How many experiments?







11 Replies to “The End of Physics?”

  1. Regarding the proliferation of new particles, the simplest argument to debunk most of them has been given by William of Occam (“Occam’s razor”): Entities are not to be multiplied beyond necessity.

  2. Bravo. The questioning of dark matter is especially welcome. Does it explain the spiral shape of many galaxies? What is the distribution required to explain the rotation observed?
    As for the black hole information removal, the multiverse explanation is worse than the problem.
    The only concern I have for this end of Physics is that it did happen before, about 120 years ago. And it was conflict between theory and observation that then created Quantum Mechanics and Relativity.

    1. Yes, I agree. There are more relevant problems concerning black holes. Why do they form an accretion disks? Are galaxies the accretion disks of super-massive black holes?

          1. It looks like Ludwig is having recognition problems of his own. His paper was published 18 months ago and has seen little recognition in popular science journals or the media.

  3. Good post. However,… we need to move from science-hijacked-by-priests to philosophy proper and analyse the politics at work in everything. Psychology is fully part of the political science at work. Political science itself excludes nothing in human society. Furthermore, psychological drives, structures and programming at all levels influences everything at all levels and equally is influenced at all levels by everything. We need a philosophy of everything.

    Look at the development and subsequent stagnation of Tibetan society mediated through the Buddhist-Bon religion and the religio-psycho-politico cultural freeze which ended with the Chinese communist take-over and subsequent destruction of Tibetan society within that local framework for it to now be renewed in a global context.
    One could posit that the West’s liberal-capitalist ideology, which has now hijacked all of western society and its civilisation from the base of international globalist high finance is one aspect of a duality the other of which is the Eastern science of mind.

    The end of history may mean the end of compartmentalisation in human knowledge. It is this compartmentalisation and the strict control of the narrative of the various aspects of institutional and formalised human endeavours by the high priests of compartmentalisation, in turn guided in a pyramid of control the top of which is International high finance, which makes a mockery of factual truth and, indeed, is a direct attack on many fronts on the very foundation of civil society.

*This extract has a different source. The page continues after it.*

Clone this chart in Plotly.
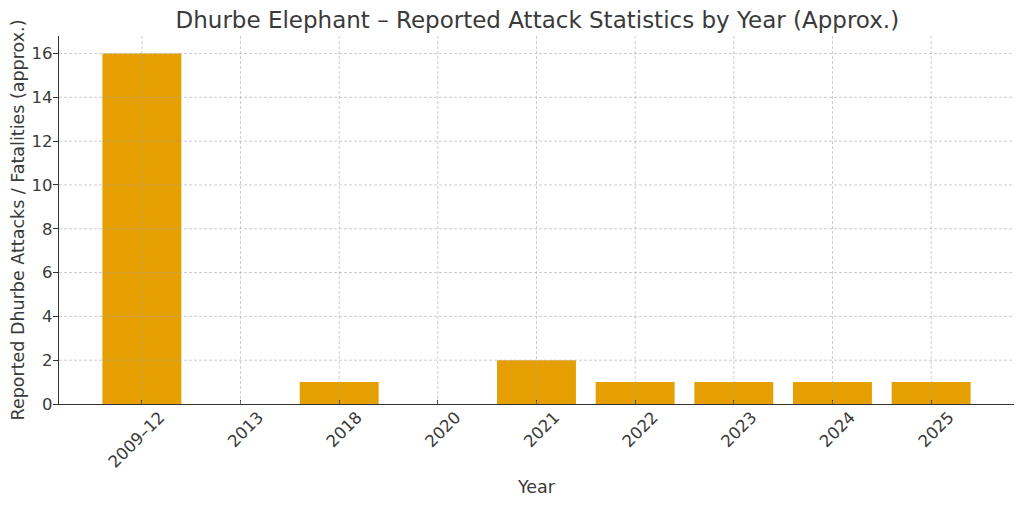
import plotly.graph_objects as go

# Reported attacks / fatalities by year (approx.)
years = ["2009–12", "2013", "2018", "2020", "2021", "2022", "2023", "2024", "2025"]
attacks = [16, 0, 1, 0, 2, 1, 1, 1, 1]
y_ticks = [0, 2, 4, 6, 8, 10, 12, 14, 16]

font_family = "DejaVu Sans"
text_color = "#3a3a3a"
grid_line = dict(color="rgba(165,165,165,0.7)", width=0.8, dash="3px,2px")

fig = go.Figure(go.Bar(
    x=years,
    y=attacks,
    marker=dict(color="#E69F00", line=dict(width=0)),
    width=0.8,
))

# grid drawn above the bars, as in the original (category axis -> shapes use serial index)
for t in y_ticks[1:]:
    fig.add_shape(type="line", xref="paper", yref="y", x0=0, x1=1, y0=t, y1=t,
                  line=grid_line, layer="above")
for i, _ in enumerate(years):
    fig.add_shape(type="line", xref="x", yref="paper", x0=i, x1=i, y0=0, y1=1,
                  line=grid_line, layer="above")

# the page adds an 8px body margin, so the figure is sized to fit inside it
fig.update_layout(
    width=1016,
    height=498,
    margin=dict(l=51, r=10, t=28, b=102, autoexpand=False),
    paper_bgcolor="white",
    plot_bgcolor="white",
    font=dict(family=font_family, size=16, color=text_color),
    title=dict(
        text="Dhurbe Elephant – Reported Attack Statistics by Year (Approx.)",
        font=dict(size=23, color=text_color),
        x=0.521, xanchor="center",
        y=0.976, yanchor="middle",
        automargin=False,
    ),
    showlegend=False,
)

fig.update_xaxes(
    type="category",
    range=[-0.84, 8.84],
    automargin=False,
    tickangle=-45,
    ticklabelshift=18,
    ticklabelstandoff=-4,
    ticks="inside",
    ticklen=4,
    tickcolor="#333333",
    showline=True,
    linecolor="#333333",
    linewidth=1.2,
    showgrid=False,
    tickfont=dict(size=16.5, color=text_color),
    title=dict(text="Year", font=dict(size=17.5, color=text_color), standoff=10),
)

fig.update_yaxes(
    range=[0, 16.8],
    automargin=False,
    tickvals=y_ticks,
    ticks="outside",
    ticklen=5,
    tickcolor="#333333",
    showline=True,
    linecolor="#333333",
    linewidth=1.2,
    showgrid=False,
    zeroline=False,
    ticklabelstandoff=-3,
    tickfont=dict(size=16.5, color=text_color),
    title=dict(text="Reported Dhurbe Attacks / Fatalities (approx.)",
               font=dict(size=17.5, color=text_color), standoff=2),
)

fig.write_html("out.html")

    1. I agree about compartmentalism. Even in Physics. Information is (supposedly) conserved in Quantum Mechanics but is inversely related to Entropy in Thermodynamics.

  4. Thanks John,
    There’s a lot to absorb in this post. I’ve had to come back to it several times to come up with a general view (mostly the examples are outside my area of expertise). The comments are helpful.
    Compartmentalisation is probably the expression of a boundary of understanding. Science (even before it was formalised) appears to go in surges, somewhat randomly, perhaps. A breakthrough insight happens then it takes time for it to be digested by the current form of society. As society increases in size and complexity, the entire juggernaut of humanity muddles along to the next phase in a non linear process. The development of understanding and utilisation of that understanding has been spectacular in our lifetimes. Multi disciplinary understanding needs time to catch up. There will be hiccups and retrograde steps which is why the history of science is important. We keenly await the next beacon of understanding.

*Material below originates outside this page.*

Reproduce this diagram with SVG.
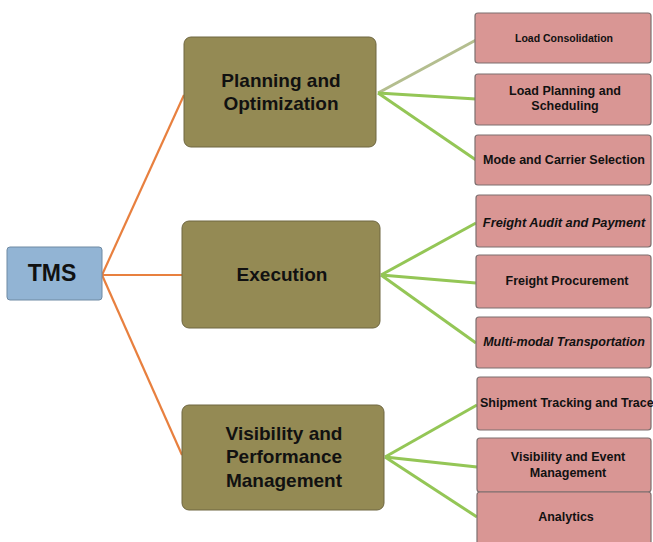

  5. I guess first things first, a lot of people have arguably declared the “end of physics” or “end of science” etc. at various periods of history. After all, physics was pretty much “essentially solved” before all that pesky quantum and relativity stuff came along? –Heh. Also compare the discussion of whether string theory should be considered science (the book title about this codifying the phrase “not even wrong”).
    And I suppose it’s this idea (“not even wrong”) that seems to be at the heart of *this* post, so let’s address to what extent data really *are* lacking.
    I’ll talk about climate change data only briefly because it’s not an area of particular scientific expertise for me, and, it is the part of this discussion most likely to go overtly political. I’ll just say that it seems… incorrect to state that there hasn’t been climate data taken; if anything, we have a LOT MORE earth-observing satellite imagery and data over the last couple of decades than, well, probably anytime ever. See, e.g. and for discussions of climate-related data and how they are used together with models.
    Turning more to the title subject of the post, in terms of physics, it’s not surprising that we don’t have more experimental data from, say, black holes because… we can’t do experiments with black holes. Pedantry aside, even *observations* are difficult because they are necessarily careful works of inference – black holes are indeed, as their name implies, *black*. Any “observation of a black hole” has to be, properly speaking, of the environment of a black hole and its interaction with the inferred object, and due to the nature of a black hole as we understand it, observing the *interior* of a black hole is arguably *impossible* (because nothing can leave the event horizon once within). Basically, it’s maybe not surprising that theory is way out ahead of observational data since observational data is hard to come by and in many ways indirect in nature, vis-a-vis what models are discussing.
    And to come back around to particle physics, I suppose the idea that “doesn’t require new particles” or “works just fine the way it is” could have been used to defend Ptolemaic celestial dynamics which, while defining a certain level of complexity (epicycles, see e.g. could be used to make *reasonably accurate predictions*. People didn’t believe in a geocentric system/Universe out of sheer bullheaded stupidity/egocentrism — the model made falsifiable predictions of reasonable accuracy. Should that have meant that we stopped looking?
    That’s not to say that there aren’t potential or even real problems with particle physics at all, but that science runs into problems if we wind up in a position where data is so far ahead of theory that we have no idea how to interpret them.. until our theory can be built up to understand and be tested by such data, or, where theory is so far ahead of data that it is essentially untestable… until our observational/experimental capabilities catch up to a point where we can observe the effects needed to actually test said theories.
    Sometimes, one side has to run ahead for a while in order for the other side to have something to chase and test. But it’s not tenable to get lost in numerical models forever, nor is it tenable to gather mountains of data with no way to mine or understand it indefinitely.